### Input
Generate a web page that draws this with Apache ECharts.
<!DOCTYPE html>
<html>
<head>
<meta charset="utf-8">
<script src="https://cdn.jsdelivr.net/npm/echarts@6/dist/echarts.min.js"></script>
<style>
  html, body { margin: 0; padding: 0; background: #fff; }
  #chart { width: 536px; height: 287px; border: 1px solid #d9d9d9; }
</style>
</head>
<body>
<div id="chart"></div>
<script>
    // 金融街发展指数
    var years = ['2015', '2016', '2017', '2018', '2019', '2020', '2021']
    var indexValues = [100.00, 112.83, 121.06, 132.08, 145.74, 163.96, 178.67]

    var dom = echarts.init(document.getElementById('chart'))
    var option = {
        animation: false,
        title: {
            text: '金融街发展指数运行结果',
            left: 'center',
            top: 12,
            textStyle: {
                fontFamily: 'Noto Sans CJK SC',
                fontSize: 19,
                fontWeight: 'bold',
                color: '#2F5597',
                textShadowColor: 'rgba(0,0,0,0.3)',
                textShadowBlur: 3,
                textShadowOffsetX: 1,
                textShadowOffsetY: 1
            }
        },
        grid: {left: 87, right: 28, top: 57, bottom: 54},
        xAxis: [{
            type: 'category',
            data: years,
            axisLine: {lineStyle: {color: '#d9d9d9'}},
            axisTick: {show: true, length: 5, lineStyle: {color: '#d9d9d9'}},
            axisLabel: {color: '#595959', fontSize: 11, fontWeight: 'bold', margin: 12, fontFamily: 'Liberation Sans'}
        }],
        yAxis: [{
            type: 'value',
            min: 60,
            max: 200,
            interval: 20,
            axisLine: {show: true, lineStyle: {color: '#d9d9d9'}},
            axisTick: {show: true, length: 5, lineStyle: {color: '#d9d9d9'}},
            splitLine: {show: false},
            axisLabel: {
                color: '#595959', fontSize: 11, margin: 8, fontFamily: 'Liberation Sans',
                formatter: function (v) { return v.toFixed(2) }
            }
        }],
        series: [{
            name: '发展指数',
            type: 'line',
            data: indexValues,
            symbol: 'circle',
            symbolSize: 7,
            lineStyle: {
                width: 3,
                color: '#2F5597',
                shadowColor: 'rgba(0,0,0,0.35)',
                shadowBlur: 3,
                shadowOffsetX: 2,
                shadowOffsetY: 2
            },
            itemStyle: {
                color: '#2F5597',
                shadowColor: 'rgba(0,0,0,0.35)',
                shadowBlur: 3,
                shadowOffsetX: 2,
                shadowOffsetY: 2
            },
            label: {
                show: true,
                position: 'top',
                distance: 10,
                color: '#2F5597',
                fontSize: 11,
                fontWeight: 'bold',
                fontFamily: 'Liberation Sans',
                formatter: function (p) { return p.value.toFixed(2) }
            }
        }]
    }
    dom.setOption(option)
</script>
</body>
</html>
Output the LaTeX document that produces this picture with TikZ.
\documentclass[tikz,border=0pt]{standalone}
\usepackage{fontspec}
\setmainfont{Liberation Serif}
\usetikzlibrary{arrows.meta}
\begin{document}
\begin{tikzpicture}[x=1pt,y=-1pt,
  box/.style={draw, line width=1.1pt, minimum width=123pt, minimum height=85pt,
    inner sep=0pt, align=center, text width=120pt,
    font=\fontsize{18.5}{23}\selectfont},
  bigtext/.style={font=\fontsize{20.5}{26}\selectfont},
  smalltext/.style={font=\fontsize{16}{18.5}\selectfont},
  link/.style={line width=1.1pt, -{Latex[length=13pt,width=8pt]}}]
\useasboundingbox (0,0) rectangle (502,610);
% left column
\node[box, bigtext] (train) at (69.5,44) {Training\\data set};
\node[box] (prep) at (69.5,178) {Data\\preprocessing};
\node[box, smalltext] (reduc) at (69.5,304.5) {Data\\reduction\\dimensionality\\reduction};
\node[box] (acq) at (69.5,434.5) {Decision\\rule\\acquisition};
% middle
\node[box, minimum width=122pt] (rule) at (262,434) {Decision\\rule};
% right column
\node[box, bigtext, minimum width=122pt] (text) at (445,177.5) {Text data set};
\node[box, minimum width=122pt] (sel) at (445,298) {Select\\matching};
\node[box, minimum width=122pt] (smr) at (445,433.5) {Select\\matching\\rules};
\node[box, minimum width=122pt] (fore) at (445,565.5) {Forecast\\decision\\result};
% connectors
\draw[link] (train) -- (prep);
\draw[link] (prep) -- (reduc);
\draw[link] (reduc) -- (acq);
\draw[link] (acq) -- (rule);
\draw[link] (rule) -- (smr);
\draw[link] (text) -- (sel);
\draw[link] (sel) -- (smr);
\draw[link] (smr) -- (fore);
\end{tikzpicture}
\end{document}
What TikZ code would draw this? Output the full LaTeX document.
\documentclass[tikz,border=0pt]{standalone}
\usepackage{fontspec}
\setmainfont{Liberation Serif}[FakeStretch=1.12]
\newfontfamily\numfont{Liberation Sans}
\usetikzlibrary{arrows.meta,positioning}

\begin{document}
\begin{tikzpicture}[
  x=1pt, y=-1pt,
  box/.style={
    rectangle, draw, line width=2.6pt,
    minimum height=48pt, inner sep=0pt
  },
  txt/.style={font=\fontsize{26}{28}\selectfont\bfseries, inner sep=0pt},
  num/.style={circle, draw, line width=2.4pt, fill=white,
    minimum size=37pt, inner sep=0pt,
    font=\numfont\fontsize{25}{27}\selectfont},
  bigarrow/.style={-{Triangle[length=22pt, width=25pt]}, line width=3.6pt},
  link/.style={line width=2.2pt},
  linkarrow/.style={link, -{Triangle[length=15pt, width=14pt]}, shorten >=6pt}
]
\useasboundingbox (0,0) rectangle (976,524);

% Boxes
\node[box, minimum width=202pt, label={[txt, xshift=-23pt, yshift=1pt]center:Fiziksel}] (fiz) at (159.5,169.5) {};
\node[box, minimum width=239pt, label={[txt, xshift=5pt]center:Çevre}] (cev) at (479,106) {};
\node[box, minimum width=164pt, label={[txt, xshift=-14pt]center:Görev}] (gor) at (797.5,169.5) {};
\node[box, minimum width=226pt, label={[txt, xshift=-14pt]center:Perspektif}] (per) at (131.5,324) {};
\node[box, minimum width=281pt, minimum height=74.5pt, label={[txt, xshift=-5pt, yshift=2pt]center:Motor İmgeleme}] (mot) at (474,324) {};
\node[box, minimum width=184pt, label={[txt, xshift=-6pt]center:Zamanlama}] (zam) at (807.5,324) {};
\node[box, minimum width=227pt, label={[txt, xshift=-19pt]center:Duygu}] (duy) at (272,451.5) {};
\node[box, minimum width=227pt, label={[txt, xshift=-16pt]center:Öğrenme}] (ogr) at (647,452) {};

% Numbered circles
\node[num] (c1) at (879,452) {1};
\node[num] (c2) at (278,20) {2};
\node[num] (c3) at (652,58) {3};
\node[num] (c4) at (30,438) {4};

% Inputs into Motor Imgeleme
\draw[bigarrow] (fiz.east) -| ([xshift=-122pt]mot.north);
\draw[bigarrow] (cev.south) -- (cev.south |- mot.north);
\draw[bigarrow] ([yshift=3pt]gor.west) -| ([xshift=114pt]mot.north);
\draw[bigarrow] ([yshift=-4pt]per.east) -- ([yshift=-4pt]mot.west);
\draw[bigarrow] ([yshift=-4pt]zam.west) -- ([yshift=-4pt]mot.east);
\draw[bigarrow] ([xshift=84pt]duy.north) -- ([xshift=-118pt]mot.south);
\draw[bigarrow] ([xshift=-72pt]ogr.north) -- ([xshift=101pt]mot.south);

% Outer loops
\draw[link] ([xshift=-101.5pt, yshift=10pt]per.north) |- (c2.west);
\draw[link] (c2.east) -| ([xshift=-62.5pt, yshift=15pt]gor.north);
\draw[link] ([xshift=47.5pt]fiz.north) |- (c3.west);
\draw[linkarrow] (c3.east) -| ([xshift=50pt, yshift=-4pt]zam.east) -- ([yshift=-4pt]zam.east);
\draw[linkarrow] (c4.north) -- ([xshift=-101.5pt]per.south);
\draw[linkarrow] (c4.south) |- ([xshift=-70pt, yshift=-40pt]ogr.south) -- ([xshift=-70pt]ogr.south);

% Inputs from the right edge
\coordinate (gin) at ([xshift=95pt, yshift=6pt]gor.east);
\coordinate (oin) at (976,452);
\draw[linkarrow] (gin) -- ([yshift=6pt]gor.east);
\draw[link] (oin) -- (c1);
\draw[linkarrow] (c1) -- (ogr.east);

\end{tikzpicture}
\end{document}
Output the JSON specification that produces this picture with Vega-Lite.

### Task statement
Using the entries above, quote each line verbatim from the first through the line that contains "145.74, 163.96, 178.67]".

### Written answer
Generate a web page that draws this with Apache ECharts.
<!DOCTYPE html>
<html>
<head>
<meta charset="utf-8">
<script src="https://cdn.jsdelivr.net/npm/echarts@6/dist/echarts.min.js"></script>
<style>
  html, body { margin: 0; padding: 0; background: #fff; }
  #chart { width: 536px; height: 287px; border: 1px solid #d9d9d9; }
</style>
</head>
<body>
<div id="chart"></div>
<script>
    // 金融街发展指数
    var years = ['2015', '2016', '2017', '2018', '2019', '2020', '2021']
    var indexValues = [100.00, 112.83, 121.06, 132.08, 145.74, 163.96, 178.67]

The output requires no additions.